Da tempo vado scrivendo e raccomando a cuochi e ristoratori di usare la fantasia e l'inventiva in cucina con una certa discrezione, senza esagerare. Far arrivare nel piatto al cliente cibi ibridi, con troppe architetture estetiche e troppi ingredienti fusi tra loro, fa sì suscitare un interesse immediato e giusta curiosità, ma non fa ritrovare al cliente, soprattutto quello più adulto, i buoni ricordi gastronomici gustati in famiglia, quando a cucinare era la mamma o la nonna. Attraverso una serie di interviste, sostiene questa tesi - che il sapore dei cibo di casa resta in noi come segno di affetto e ci accompagna per tutta la vita - anche uno studio promosso dal Mauri Lab, osservatorio-laboratorio internazionale, creato dall'omonima azienda italiana di formaggi.
Per il 63% degli intervistati il cibo ha il potere di riportare alla mente la terra d'origine o un periodo della propria vita. Un effetto ancora più forte se non ci si limita a mangiarlo, ma lo si prepara anche: ai fornelli, il legame inconscio con un ricordo del passato diventa ancora maggiore. Preparare alcuni piatti può risultare un'esperienza terapeutica, in quanto attraverso alcuni sapori o profumi si può integrare o far rivivere quei legami affettivi, utili per combattere la solitudine così come ansia e stress.

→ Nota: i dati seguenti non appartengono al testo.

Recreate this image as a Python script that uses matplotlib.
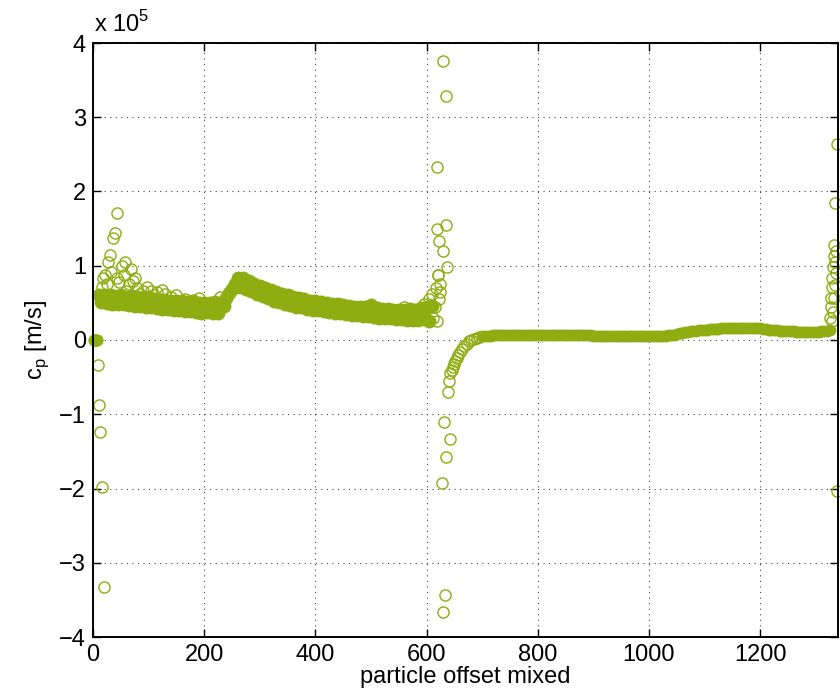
import numpy as np
import matplotlib
matplotlib.use("Agg")
import matplotlib.pyplot as plt

# values are in units of 1e5 m/s

# zero cluster at the very start
x_zero = [1, 2, 3, 4, 5, 6, 7, 8]
y_zero = [0, 0, 0, 0, 0, 0, 0, 0]

# first dense band, x = 10 .. 610 step 5
band1 = [0.60, 0.51, 0.61, 0.50, 0.60, 0.49, 0.59, 0.49, 0.60, 0.48,
         0.58, 0.47, 0.59, 0.46, 0.58, 0.46, 0.57, 0.45, 0.58, 0.45,
         0.55, 0.43, 0.54, 0.42, 0.54, 0.42, 0.53, 0.41, 0.53, 0.41,
         0.52, 0.39, 0.51, 0.39, 0.51, 0.38, 0.50, 0.37, 0.50, 0.38,
         0.50, 0.36, 0.51, 0.37, 0.49, 0.46, 0.56, 0.63, 0.69, 0.76,
         0.84, 0.72, 0.84, 0.69, 0.80, 0.66, 0.76, 0.62, 0.73, 0.59,
         0.70, 0.56, 0.67, 0.53, 0.65, 0.51, 0.62, 0.49, 0.60, 0.47,
         0.58, 0.45, 0.56, 0.44, 0.55, 0.42, 0.53, 0.41, 0.52, 0.40,
         0.51, 0.39, 0.50, 0.38, 0.49, 0.37, 0.48, 0.36, 0.47, 0.35,
         0.46, 0.34, 0.45, 0.33, 0.45, 0.32, 0.44, 0.32, 0.47, 0.31,
         0.43, 0.30, 0.42, 0.29, 0.42, 0.29, 0.41, 0.28, 0.41, 0.28,
         0.40, 0.27, 0.42, 0.27, 0.40, 0.27, 0.43, 0.28, 0.45, 0.26,
         0.46]
x_band1 = 10 + 5 * np.arange(len(band1))

# scattered points above the first band
x_scat = [16, 18, 22, 27, 31, 36, 39, 43, 52, 58, 43, 72, 76, 97, 124,
          60, 85, 110, 140, 165, 200, 228, 500, 560,
          25, 33, 47, 55, 64, 68, 80, 90, 105, 115, 130, 150, 180, 190,
          595, 605, 610, 612, 615, 617, 620, 622, 618, 625]
y_scat = [0.72, 0.83, 0.88, 1.05, 1.14, 1.37, 1.44, 1.71, 1.00, 1.05,
          0.83, 0.79, 0.84, 0.72, 0.68, 0.66, 0.62, 0.60, 0.58, 0.55,
          0.50, 0.58, 0.45, 0.45,
          0.75, 0.92, 0.78, 0.88, 0.75, 0.95, 0.70, 0.66, 0.66, 0.64,
          0.62, 0.60, 0.54, 0.56,
          0.48, 0.55, 0.62, 0.30, 0.45, 0.70, 0.88, 0.55, 0.26, 0.65]

# negative outliers near the start
x_neg0 = [9, 11, 13, 16, 20]
y_neg0 = [-0.33, -0.87, -1.24, -1.98, -3.33]

# spike around 620-645
x_spike = [619, 630, 635, 635, 619, 623, 629, 637, 621, 625,
           628, 631, 642, 635, 633, 629, 638, 640]
y_spike = [2.33, 3.76, 3.28, 1.55, 1.49, 1.33, 1.20, 0.98, 0.88, 0.75,
           -1.92, -1.10, -1.33, -1.58, -3.43, -3.67, -0.70, -0.55]

# recovery after the spike
x_rec = [643, 645, 647, 649, 651, 654, 657, 660, 664, 668, 672, 676,
         680, 685, 690, 695]
y_rec = [-0.45, -0.40, -0.36, -0.32, -0.28, -0.24, -0.20, -0.16, -0.12,
         -0.08, -0.05, -0.02, 0.0, 0.02, 0.03, 0.04]

# second smooth band, x = 700 .. 1325 step 5
band2 = [0.05, 0.055, 0.06, 0.06, 0.065, 0.065, 0.07, 0.07, 0.07, 0.07,
         0.07, 0.07, 0.07, 0.07, 0.07, 0.07, 0.07, 0.07, 0.07, 0.07,
         0.07, 0.07, 0.068, 0.068, 0.068, 0.066, 0.066, 0.066, 0.065, 0.065,
         0.065, 0.064, 0.064, 0.063, 0.063, 0.062, 0.062, 0.062, 0.061, 0.061,
         0.06, 0.06, 0.06, 0.06, 0.06, 0.06, 0.06, 0.06, 0.06, 0.06,
         0.06, 0.06, 0.06, 0.06, 0.06, 0.06, 0.06, 0.06, 0.06, 0.06,
         0.06, 0.06, 0.06, 0.06, 0.06, 0.06, 0.06, 0.062, 0.065, 0.07,
         0.08, 0.09, 0.10, 0.105, 0.11, 0.115, 0.12, 0.125, 0.13, 0.132,
         0.135, 0.14, 0.145, 0.148, 0.15, 0.153, 0.155, 0.157, 0.16, 0.162,
         0.163, 0.165, 0.165, 0.166, 0.165, 0.164, 0.163, 0.162, 0.16, 0.158,
         0.155, 0.15, 0.145, 0.14, 0.135, 0.13, 0.128, 0.125, 0.122, 0.12,
         0.118, 0.116, 0.115, 0.114, 0.113, 0.112, 0.112, 0.112, 0.112, 0.112,
         0.112, 0.113, 0.115, 0.118, 0.12, 0.13]
x_band2 = 700 + 5 * np.arange(len(band2))

# spike at the right edge
x_end = [1326, 1327, 1328, 1329, 1330, 1331, 1332, 1333, 1335, 1338,
         1339, 1330, 1331, 1333, 1334, 1336, 1337, 1334]
y_end = [0.29, 0.44, 0.57, 0.71, 0.83, 0.98, 1.13, 1.28, 1.84, 2.64,
         -2.03, 0.25, 0.38, 0.56, 0.74, 1.20, 0.90, 1.05]

green = '#8dad10'
plt.rcParams['font.family'] = ['Liberation Sans', 'DejaVu Sans']

fig = plt.figure(figsize=(8.4, 7), dpi=100)
ax = fig.add_axes([93 / 840, 1 - 637 / 700, 745 / 840, 594 / 700])

# dense parts: circles overlap so much that they read as a solid band
x_dense = np.concatenate([x_zero, x_band1, x_band2])
y_dense = np.concatenate([y_zero, band1, band2]) * 1e5
ax.plot(x_dense, y_dense, 'o', color=green, markersize=7.5,
        markeredgewidth=1.0, clip_on=False)
# band 1 still shows open rims at its edges
ax.plot(x_band1, np.array(band1) * 1e5, 'o', markerfacecolor='none',
        markeredgecolor=green, markersize=9, markeredgewidth=1.0)

# sparse parts: open circles
x_open = np.concatenate([x_scat, x_neg0, x_spike, x_rec, x_end])
y_open = np.concatenate([y_scat, y_neg0, y_spike, y_rec, y_end]) * 1e5
ax.plot(x_open, y_open, 'o', markerfacecolor='none', markeredgecolor=green,
        markersize=8, markeredgewidth=1.0, clip_on=False)

ax.set_xlim(0, 1340)
ax.set_ylim(-4e5, 4e5)
ax.set_xticks(np.arange(0, 1400, 200))
yt = np.arange(-4, 5)
ax.set_yticks(yt * 1e5)
ax.set_yticklabels([str(v).replace('-', '\u2212') for v in yt])

ax.grid(True, color='#444444', linestyle=(0, (1, 4)), linewidth=0.8)
ax.tick_params(direction='in', length=6, width=1, top=True, right=True,
               labelsize=17, pad=5)
for s in ax.spines.values():
    s.set_linewidth(1.4)

ax.set_xlabel('particle offset mixed', fontsize=17, labelpad=0)
ax.set_ylabel('c$_\\mathregular{p}$ [m/s]', fontsize=17, labelpad=6)
fig.text(94 / 840, 1 - 32 / 700, 'x 10$^\\mathregular{5}$', fontsize=17,
         va='baseline', ha='left')

fig.savefig('out.png', dpi=100)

Ma è soprattutto ritrovandoli al ristorante che scatta nel buongustaio una sorta di 'Amarfood” felliniano, un ritorno nel tempo dei ricordi gastronomici, un ritorno che fa sentire come protetti e fa affrontare meglio i mali della vita moderna. Per questo continueremo a scrivere che i sapori della tradizione, quelli genuini della cucina mediterranea, non devono mai essere sofisticati, globalizzati, urbanizzati, interpretati, reinventati…e aggiungete voi tutti gli altri aggettivi che giovani chef di tanto in tanto inventano.